Postmaster General Louis DeJoy — who has remained in the role throughout President Joe Biden’s administration after Trump supported his appointment in 2020 — has faced intense scrutiny from lawmakers and watchdog groups, including calls for his removal, letters to the agency’s board of governors demanding that its members fire him, protests outside his home, and investigations probing his time before and after he entered office.

He is the first postmaster general in US history in decades without any prior history with the agency, and the first ever to come from a private company that directly competes with USPS. He was confirmed to lead the USPS by a board made up entirely of Trump appointees, and his companies still hold active contracts with the agency he is leading.

Postmaster General Louis DeJoy, whose term in office was supported by Trump, has proposed a 10-year plan with rate hikes and other changes to the USPS (AP)

DeJoy implemented significant cuts and service changes to the agency during the COVID-19 pandemic, despite a surge in demand for the mail’s critical lifeline during the public health crisis, and as 2020 elections saw a massive increase in vote-by-mail options that critics have argued were undermined by DeJoy’s plans.

His 10-year plan — “Delivering for America,” unveiled in 2021 — proposed longer first-class mail delivery, shorter office hours and higher postage prices.

Last week, he literally covered his ears during a congressional hearing while a Republican representative grilled him for giving himself an “A” grade.

In 2020, Trump threatened to block the agency from receiving $10 billion in pandemic aid, unless it agreed to raise prices. While he explored how to privatize the agency, he created a task force to look into restructuring the USPS entirely, including hiring private contractors to process and sort mail.

House Republicans are also promoting the idea to hand over control of the nation’s mail to private companies.

“There are private companies that are interested, which is where I think a lot of the problems are,” House Oversight Committee chair James Comer said last month.

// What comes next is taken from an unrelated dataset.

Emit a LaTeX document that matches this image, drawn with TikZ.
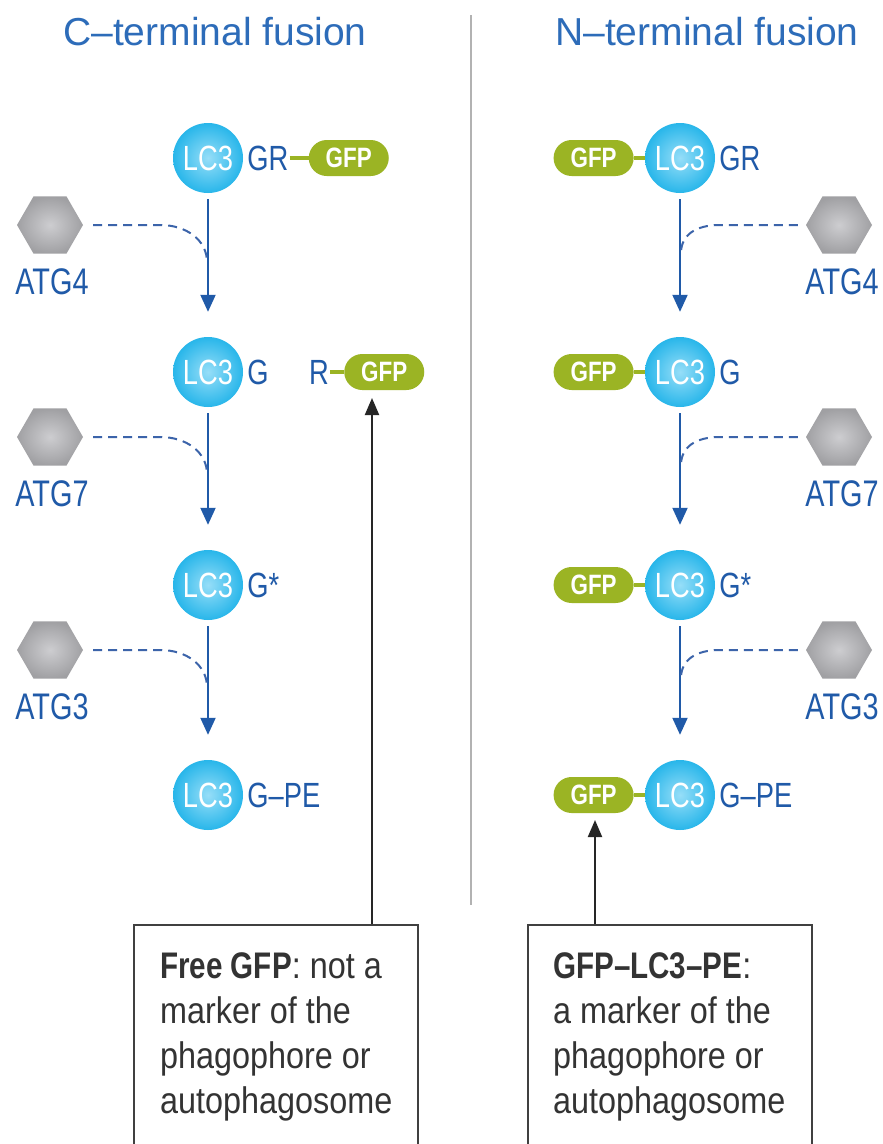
\documentclass[tikz,border=0pt]{standalone}
\usepackage{fontspec}
\setmainfont{Liberation Sans}
\newfontfamily\condfont[FakeStretch=0.78]{Liberation Sans}
\newfontfamily\pillfont[FakeStretch=0.8]{Liberation Sans Bold}
\newfontfamily\notefont[FakeStretch=0.875,BoldFeatures={FakeStretch=0.8}]{Liberation Sans}
\usepackage{tikz}
\usetikzlibrary{shapes.geometric, shapes.misc, arrows.meta, positioning}
\definecolor{txtblue}{RGB}{32, 90, 168}
\definecolor{ttlblue}{RGB}{45, 108, 185}
\definecolor{dashblue}{RGB}{60, 100, 170}
\definecolor{lcblue}{RGB}{40, 182, 234}
\definecolor{lclight}{RGB}{150, 222, 248}
\definecolor{gfpgreen}{RGB}{155, 180, 36}
\definecolor{hexgray}{RGB}{160, 160, 163}
\definecolor{hexlight}{RGB}{205, 205, 208}

\begin{document}
\begin{tikzpicture}[x=1pt, y=-1pt,
    lc3/.style={circle, minimum size=70pt, inner sep=0pt, shading=radial,
      inner color=lclight, outer color=lcblue, text=white,
      font=\condfont\fontsize{35}{40}\selectfont},
    gfp/.style={rounded rectangle, minimum width=80pt, minimum height=36pt,
      inner sep=0pt, fill=gfpgreen, text=white,
      font=\pillfont\fontsize{28}{30}\selectfont},
    hexa/.style={regular polygon, regular polygon sides=6, minimum size=66pt,
      inner sep=0pt, shading=radial, inner color=hexlight, outer color=hexgray},
    lbl/.style={inner sep=1pt, text=txtblue, font=\condfont\fontsize{35}{40}\selectfont},
    atg/.style={inner sep=0pt, text=txtblue, font=\condfont\fontsize{37}{40}\selectfont},
    link/.style={gfpgreen, line width=3.5pt},
    blarrow/.style={txtblue, line width=2pt, -{Triangle[width=15pt,length=17pt]}},
    blkarrow/.style={black!85, line width=2pt, -{Triangle[width=14pt,length=17pt]}},
    enz/.style={dashblue, line width=2pt, dash pattern=on 9pt off 6pt},
    note/.style={draw=black!75, line width=2pt, minimum width=284pt,
      minimum height=240pt, anchor=north west},
    notetext/.style={anchor=north west, inner sep=0pt, align=left, text=black!80,
      font=\notefont\fontsize{37}{45}\selectfont},
    title/.style={text=ttlblue, font=\fontsize{39}{44}\selectfont}]
    \useasboundingbox (0,0) rectangle (883,1144);
    \clip (0,0) rectangle (883,1144);
    \fill[white] (0,0) rectangle (883,1144);
    % titles and divider
    \node[title] (ttlC) at (215,32) {C–terminal fusion};
    \node[title] (ttlN) at (707,32) {N–terminal fusion};
    \draw[black!30, line width=1.5pt] (471,15) -- (471,905);
    % C-terminal column
    \node[lc3] (lcA1) at (208,158) {LC3};
    \node[lc3] (lcA2) at (208,372) {LC3};
    \node[lc3] (lcA3) at (208,585) {LC3};
    \node[lc3] (lcA4) at (208,795) {LC3};
    \node[lbl, right=3pt of lcA1] (grA1) {GR};
    \node[lbl, right=3pt of lcA2] (grA2) {G};
    \node[lbl, right=3pt of lcA3] (grA3) {G*};
    \node[lbl, right=3pt of lcA4] (grA4) {G–PE};
    \node[gfp, right=19pt of grA1] (gfpA1) {GFP};
    \draw[link] (grA1) -- (gfpA1);
    \node[lbl] (rA) at (319,372) {R};
    \node[gfp, right=14pt of rA] (gfpA2) {GFP};
    \draw[link] (rA) -- (gfpA2);
    \foreach \a/\b in {1/2,2/3,3/4}
      \draw[blarrow] ([yshift=-6pt]lcA\a.south) -- ([yshift=25pt]lcA\b.north);
    % enzymes, left
    \foreach \y/\lbl/\n in {225/ATG4/1,437/ATG7/2,650/ATG3/3} {
      \node[hexa] (hxA\n) at (50,\y) {};
      \node[atg] (atgA\n) at (52,\y+57) {\lbl};
      \coordinate (jA\n) at (207,\y+37);
      \draw[enz] ([xshift=10pt]hxA\n.east) -- ++(67,0)
        .. controls +(26,0) and +(0,-22) .. (jA\n);
    }
    % N-terminal column
    \node[lc3] (lcB1) at (680,158) {LC3};
    \node[lc3] (lcB2) at (680,372) {LC3};
    \node[lc3] (lcB3) at (680,585) {LC3};
    \node[lc3] (lcB4) at (680,795) {LC3};
    \node[lbl, right=3pt of lcB1] (grB1) {GR};
    \node[lbl, right=3pt of lcB2] (grB2) {G};
    \node[lbl, right=3pt of lcB3] (grB3) {G*};
    \node[lbl, right=3pt of lcB4] (grB4) {G–PE};
    \foreach \n in {1,...,4} {
      \node[gfp, left=11pt of lcB\n] (gfpB\n) {GFP};
      \draw[link] (gfpB\n.east) -- (lcB\n.west);
    }
    \foreach \a/\b in {1/2,2/3,3/4}
      \draw[blarrow] ([yshift=-6pt]lcB\a.south) -- ([yshift=25pt]lcB\b.north);
    % enzymes, right
    \foreach \y/\lbl/\n in {225/ATG4/1,437/ATG7/2,650/ATG3/3} {
      \node[hexa] (hxB\n) at (839,\y) {};
      \node[atg] (atgB\n) at (842,\y+57) {\lbl};
      \coordinate (jB\n) at (681,\y+28);
      \draw[enz] ([xshift=-8pt]hxB\n.west) -- ++(-78,0)
        .. controls +(-24,0) and +(0,-18) .. (jB\n);
    }
    % notes
    \node[note] (boxL) at (133,924) {};
    \node[note] (boxR) at (527,924) {};
    \node[notetext] (txtL) at (160,952)
      {\textbf{Free GFP}: not a\\marker of the\\phagophore or\\autophagosome};
    \node[notetext] (txtR) at (553,952)
      {\textbf{GFP–LC3–PE}:\\a marker of the\\phagophore or\\autophagosome};
    \coordinate (tipL) at (372,398);
    \coordinate (tipR) at (595,820);
    \draw[blkarrow] (boxL.north -| tipL) -- (tipL);
    \draw[blkarrow] (boxR.north -| tipR) -- (tipR);
\end{tikzpicture}
\end{document}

“The problem with that is nobody wants to deliver the mail to every house in America six days a week, and to operate all those retail postal facilities,” he added. “There’s no private company in the world that wants that.”

A quasi-government advisory board led by billionaires Elon Musk and Vivek Ramaswamy, who are proposing drastic cuts to the federal budget, is also exploring cuts to the agency. The Department of Government Efficiencty’s congressional counterpart is asking for DeJoy to assign a point of contact for members of Congress to work with.

“The Post Office is in our constitution,” Democratic Rep. Mark Pocan said on Saturday.

“There is no way we let Donald Trump privatize it,” he added. “Fire his former pick for postmaster, DeJoy, and let a real professional run it like it should be run. The first priority is delivering mail. Cut the Pentagon’s bloat if you want to save money.”

While Trump mocked the agency as a “joke” and Amazon’s “delivery boy,” his White House budget office wrote in 2018 that the USPS is “caught between a mandate to operate like a business, but with the expenses and political oversight of a public agency.”

A 2018 report from the Office of Management and Budget argued that a privately-run USPS would have more flexibility to raise prices, but it would still face oversight from Congress and other agencies.

Despite Republican-led threats, the USPS ranks only behind the National Park Service as the most popular federal agency; more than 70 percent of Americans, including 68 percent of Republicans, have a “favorable” view of the USPS, according to a 2024 survey from Pew Research Center.